Before the industry celebrates a banner year, industry stakeholders should take a moment to consider what out-of-control growth, high levels of inventory, and severely constrained margins might bring in the mid-term, writes Paula Mints from Navigant Consulting.
by Paula Mints, Navigant Consulting
September 21, 2010 – The PV industry is booming — despite changes (current or announced) to the FiTs in Germany, the Czech Republic, France, Italy, and Ontario, and announcements of (though yet no clarity about) China’s promised FiT. Manufacturers are still shipping significant megawatts, and by year’s end the industry is likely to see 97% growth in shipments to ~15.6GWp, along with a 48% increase in commercial capacity to >20GWp, and the best capacity utilization that the industry has enjoyed in several years (78%).
Yes, the PV industry has a lot to celebrate. But before industry stakeholders break out the Chex Party Mix and balloons and champagne, we should also take cautionary looks at inventory levels, particularly in China’s distribution channel but also held on the demand side; carefully consider shipment announcements in the face of significant tolling and outsourcing; and constrained margins because of downward incentive pressure and aggressive pricing for share.
Oh well, into every sunny day a stray cloud or two will usually pass by. (This is an appropriate analogy given current utility concerns over transmission intermittency — and yes, transmission is a potential barrier hovering on the sidelines of all this booming growth.)
Figure 1 presents an estimated snapshot of 2010, from beginning inventory to ending inventory and including shipments, production, announcements, installations, and modules removed from the field for various and sundry reasons.
|Figure 1: Snapshot of 2010 estimates.|
The PV industry will remain a volatile start-up sector for quite some time, with growth rising and falling on government mandated incentives. What the government giveth, the government can taketh away — or at the very least reduce significantly. Current reductions in FiTs will not likely have a significant effect on demand in 2011; there is simply too much capacity out there, and for better or worse (not to mention even lower margins) it will go somewhere. Though 2011 should be another strong year, 2012 is a question mark.
There is a high likelihood that Germany will again experience strong growth in 2011, which means that in 2012 there will be an additional 3% tacked onto the 9% annual tariff reduction. Or, maybe the German government will get fed up and change the law to eliminate the tariff altogether. Figure 2 presents shipments and capacity data from 2000-2010, with capacity utilization above each bar. The compound annual growth rate in shipments from 2005 through estimated shipments in 2010 is ~62%.

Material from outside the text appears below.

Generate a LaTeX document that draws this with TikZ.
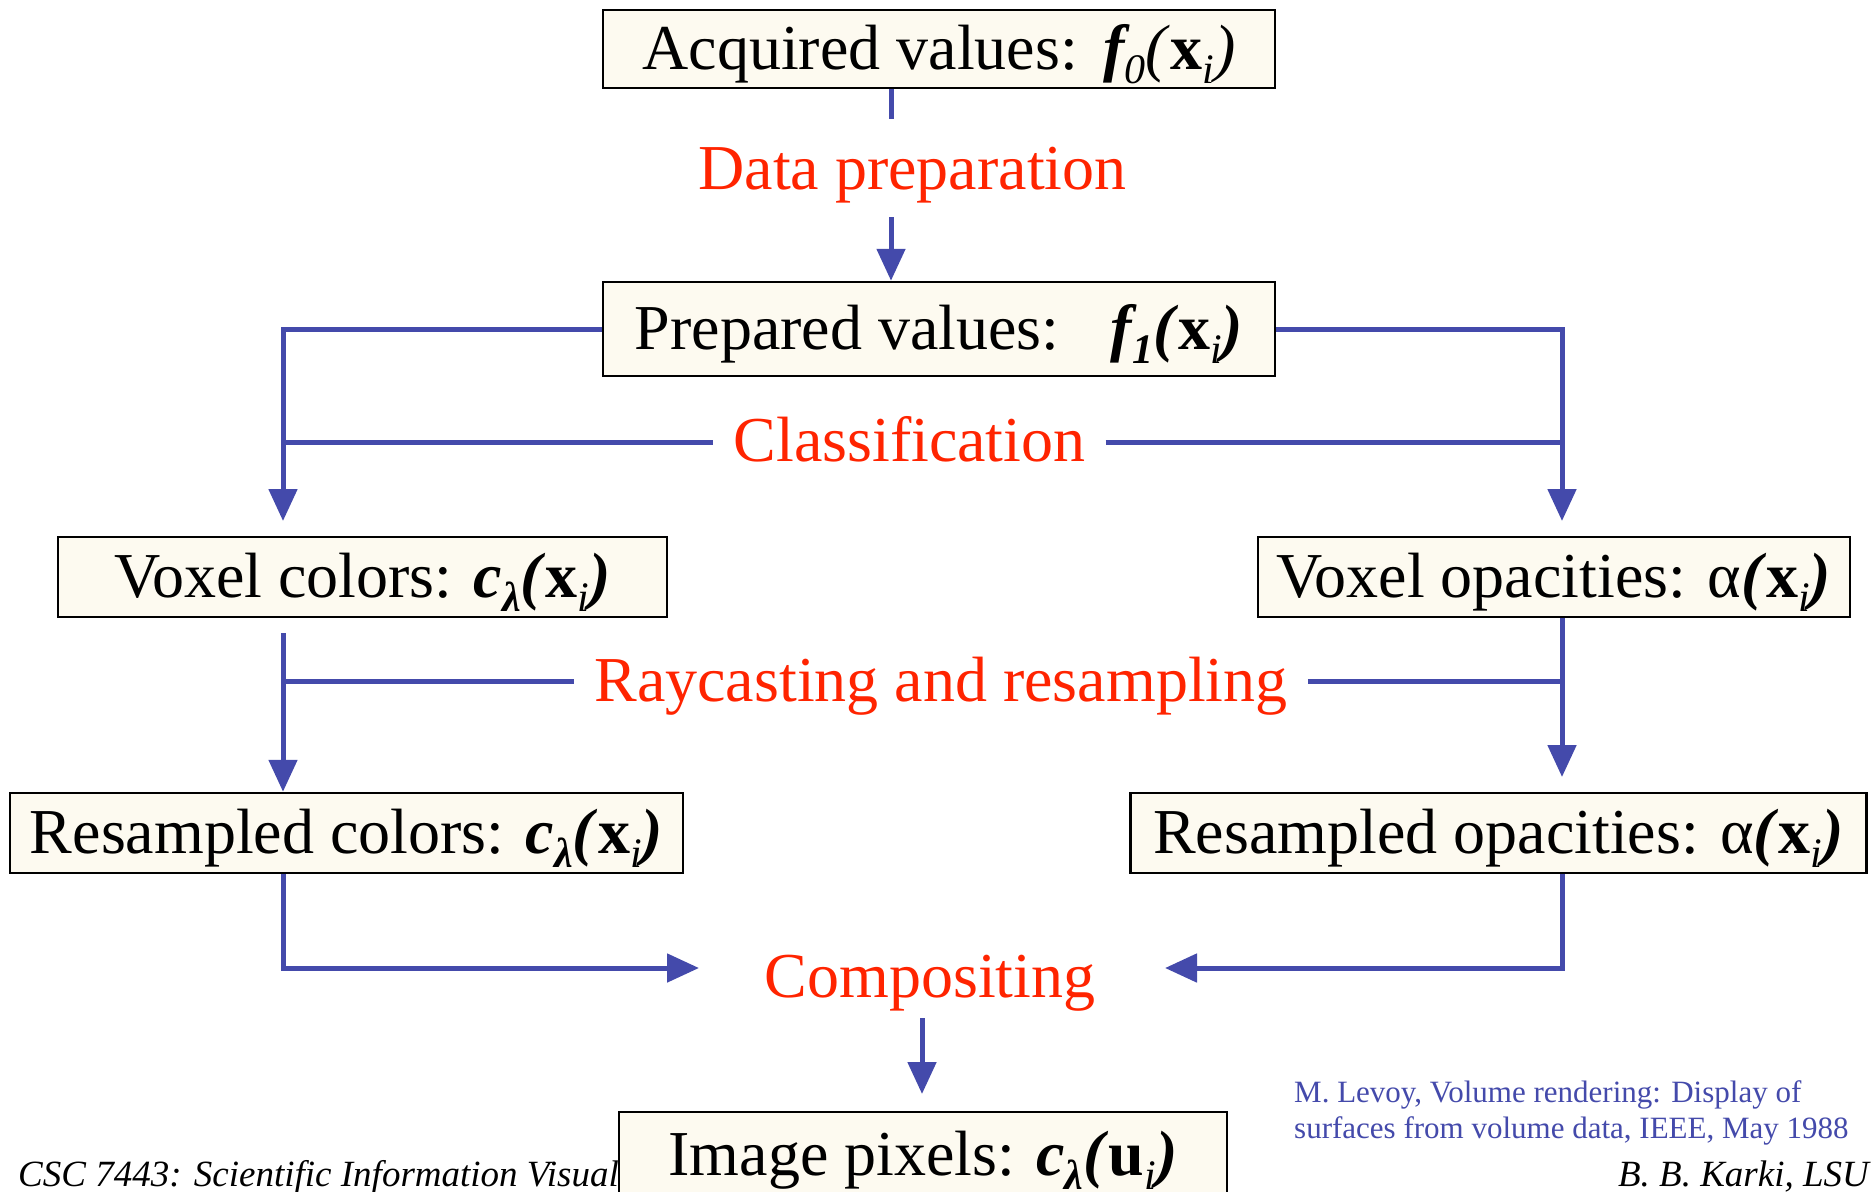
\documentclass[tikz,border=0pt]{standalone}
\usepackage{fontspec}
\setmainfont{Liberation Serif}
\usepackage{graphicx}
\usetikzlibrary{arrows.meta}
\definecolor{lnblue}{RGB}{68,74,171}
\definecolor{lblred}{RGB}{255,36,0}
\definecolor{boxfill}{RGB}{253,250,240}
\newcommand\bi[1]{{\bfseries\itshape #1}}
\newcommand\sbx[1]{\raisebox{-0.22em}{\fontsize{42}{42}\selectfont #1}}
\tikzset{
  box/.style={draw=black, line width=2.5pt, fill=boxfill, inner sep=0pt, align=center,
    text height=50pt, text depth=10pt, font=\fontsize{64}{70}\selectfont},
  lbl/.style={text=lblred, inner ysep=0pt, inner xsep=20pt, font=\fontsize{64}{70}\selectfont},
  ln/.style={draw=lnblue, line width=5pt},
  arr/.style={ln, -{Triangle[length=32pt,width=28pt]}},
  foot/.style={inner sep=0pt, font=\fontsize{37}{40}\selectfont\itshape},
  cite/.style={inner sep=0pt, text=lnblue, font=\fontsize{31}{34}\selectfont}
}
\begin{document}
\begin{tikzpicture}[x=1pt,y=-1pt]
\useasboundingbox (0,0) rectangle (1873,1191);
\fill[white] (0,0) rectangle (1873,1191);

% footer text (partly hidden under the bottom box)
\node[foot, anchor=base west] (ftl) at (18,1186) {CSC 7443: Scientific Information Visual};
\node[foot, anchor=base east] (ftr) at (1869,1186) {B. B. Karki, LSU};
\node[cite, anchor=base west] (ct1) at (1294,1102) {M. Levoy, Volume rendering: Display of};
\node[cite, anchor=base west] (ct2) at (1294,1138) {surfaces from volume data, IEEE, May 1988};

% boxes
\node[box, minimum width=672pt, minimum height=78pt] (acq) at (939,49)
  {Acquired values:\hspace{0.4em}\bi{f}\sbx{\itshape 0}{\itshape(}\textbf{x}\sbx{\itshape i}{\itshape)}};
\node[box, minimum width=672pt, minimum height=94pt] (prep) at (939,329)
  {Prepared values:\hspace{0.8em}\bi{f}\sbx{\bi{1}}\bi{(}\textbf{x}\sbx{\itshape i}\bi{)}};
\node[box, minimum width=609pt, minimum height=80pt] (vcol) at (362.5,577)
  {Voxel colors: \bi{c}\sbx{\bi{λ}}\bi{(}\textbf{x}\sbx{\itshape i}\bi{)}};
\node[box, minimum width=592pt, minimum height=80pt] (vop) at (1554,577)
  {Voxel opacities: α\bi{(}\textbf{x}\sbx{\itshape i}\bi{)}};
\node[box, minimum width=673pt, minimum height=80pt] (rcol) at (346.5,833)
  {Resampled colors: \bi{c}\sbx{\bi{λ}}\bi{(}\textbf{x}\sbx{\itshape i}\bi{)}};
\node[box, minimum width=736pt, minimum height=80pt] (rop) at (1498.5,833)
  {Resampled opacities: α\bi{(}\textbf{x}\sbx{\itshape i}\bi{)}};
\node[box, minimum width=608pt, minimum height=86pt] (img) at (923,1155)
  {Image pixels: \bi{c}\sbx{\bi{λ}}\bi{(}\textbf{u}\sbx{\itshape i}\bi{)}};

% labels
\node[lbl, anchor=base] (dp) at (912.5,189) {Data preparation};
\node[lbl, anchor=base] (cls) at (909.5,461) {Classification};
\node[lbl, anchor=base] (ray) at (941,701) {Raycasting and resampling};
\node[lbl, anchor=base] (comp) at (930,997) {Compositing};

% coordinates
\coordinate (a1) at (891,119);
\coordinate (a2) at (891,217);
\coordinate (tipL) at (283,521);
\coordinate (tipR) at (1562,521);
\coordinate (clsL) at (283,442);
\coordinate (clsR) at (1562,442);
\coordinate (rayL) at (283,681);
\coordinate (rayR) at (1562,681);
\coordinate (r1) at (283,633);
\coordinate (tipR2) at (1562,777);
\coordinate (cmpL) at (699,968);
\coordinate (cmpR) at (1165,968);
\coordinate (c1) at (922,1018);
\coordinate (c2) at (922,1094);

% connectors
\draw[ln] (acq.south -| a1) -- (a1);
\draw[arr] (a2) -- (a2 |- prep.north);
\draw[arr] (prep.west) -| (tipL);
\draw[arr] (prep.east) -| (tipR);
\draw[ln] (clsL) -- (cls.west |- clsL);
\draw[ln] (cls.east |- clsR) -- (clsR);
\draw[arr] (r1) -- (r1 |- rcol.north);
\draw[arr] (vop.south -| tipR2) -- (tipR2);
\draw[ln] (rayL) -- (ray.west |- rayL);
\draw[ln] (ray.east |- rayR) -- (rayR);
\draw[arr] (rcol.south -| r1) |- (cmpL);
\draw[arr] (rop.south -| tipR2) |- (cmpR);
\draw[arr] (c1) -- (c2);
\end{tikzpicture}
\end{document}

|Figure 2: PV industry commercial capacity and shipments, 2000-2010.|
2010’s annual top-10 list will heavily favor technology manufacturers from China and Taiwan, likely including First Solar and Suntech fighting it out for first place, along with Motech, Yingli, Trina, Gintech, JA Solar, Sharp and potentially SunPower (though it is too close to call at the moment for others). Given the high degree of tolling and outsourcing (and this is worth repeating) an accurate estimate and count will be both important and challenging. In any case, shipments from China and Taiwan will be 55% to 60% of total shipments.
An accurate count of what was really shipped into the market is important strategically and competitively — not to mention what it means in terms of establishing trends over time.
Figure 3 presents industry growth from 1990-2010. Every year represents challenges, anxiety, and hard-won progress for an industry that must fight again and again to retain needed incentives while conventional energy sources face far fewer challenges to keep their subsidies (unless you count oil spills and gas line explosions).
|Figure 3: PV industry growth, 1990-2010 (estimate).|
Before the celebrations begin, industry stakeholders should take a moment to consider what out-of-control growth, high levels of inventory, and severely constrained margins might bring in the mid-term. During the heady dot-com days, dark fiber was not considered problematic and companies with no clear path to revenue got funding sometimes just for being cute (remember the Pets.com sock puppet?), and nobody thought the bubble would pop and the party would end. During the stratospheric rise in housing values, very few (including experts) thought that the coming correction would put the global economy at risk. The moral of the story: Let’s not count our megawatts before they are connected to the grid.